You’re in charge. Thinking of the breath this way puts you more in charge of what’s going on in your sensation of the body. You were here first. The breath is here first. The pain is secondary.
"Dealing with pain: Pain tends to get glommed together with the earth
element, your sense of solidity in the body. Of course, that makes the
pain seem solid. So to get past that, you learn how to question the
solidity of the pain. You experience the breath before you experience
the pain: Think of it in that way. We have a subconscious tendency, when
there’s a pain, to allow the breath energy to flow up to the pain and
then stop. Well, that makes it worse.

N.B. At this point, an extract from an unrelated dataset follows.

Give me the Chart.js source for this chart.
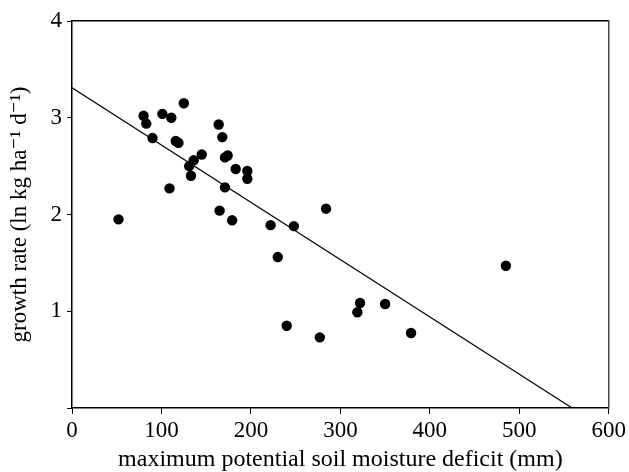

We tighten up around the pain in
our childish desire to put a boundary around it, to keep it from
spreading, and then the energy can’t go through. We feel that the pain
is there first and the breath comes second. So reverse that. The breath
is first. The pain is second.
And the breath is something other
than pain. It’s a physical element, but pain is something else. It’s
that sharpness, that heightened sense of displeasure or discomfort. But
once you untangle it from the solidity of the body, you begin to realize
it’s a lot more fluid and insubstantial than you thought before.
Ajaan
Chah has a nice analogy. He says it’s like you’re sitting in the one
seat in the house, and all the other things that come have no place to
sit down. They’re there at your pleasure. They come and they go, but
you’re the one in the seat. You’re in charge. Thinking of the breath
this way puts you more in charge of what’s going on in your sensation of
the body. You were here first. The breath is here first. The pain is
secondary. It’s not the case that the pain has moved in and laid claim
to it and pushed us out, unless we allow ourselves to be pushed out and
give the seat up to it. We were there first. The breath is there first."